O principal efeito da regra assim concebida consiste em impedir absolutamente toda possibilidade de estabelecer o recurso de revisão contra o imputado absolvido ou o condenado por um delito mais leve; em conjunto com o direito ao recurso do condenado determina, também, a abrogação da faculdade do acusador de recorrer à sentença, ao menos em alguma instância.

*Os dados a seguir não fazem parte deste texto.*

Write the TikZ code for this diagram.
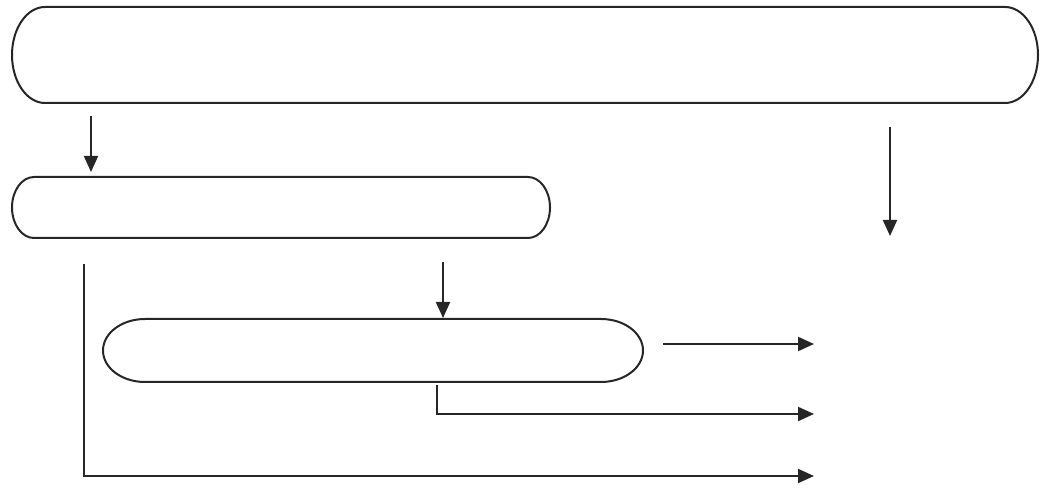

Além disso, a forma ampla do princípio em tela estende sua influência ao mesmo trâmite processual, declarando inadmissível tanto o regresso sobre uma persecução penal já esgotada, no sentido do aforismo res iudicata pro veritate habetur, quanto a persecução penal simultânea ante distintas autoridades, e não apenas por razões meramente formais relacionadas à questões de competência.

Por fim, ainda existe uma fórmula intermediária, como a da Convenção Americana sobre Direitos Humanos, que concede apenas ao acusado absolvido por sentença transitada em julgado a garantia de não ser submetido a novo processo pelos mesmos fatos.

De qualquer modo, o fundamento do princípio ne bis in idem "reside na necessidade de segurança jurídica, como uma limitação ao poder punitivo estatal, considerando o caráter repressivo do direito penal" (princípio garantista), e "na idéia de que a cada indivíduo será aplicada a sanção correspondente e suficiente para os seus atos (princípio da proporcionalidade)" (JAPIASSÚ, 2003-2004, p. 96).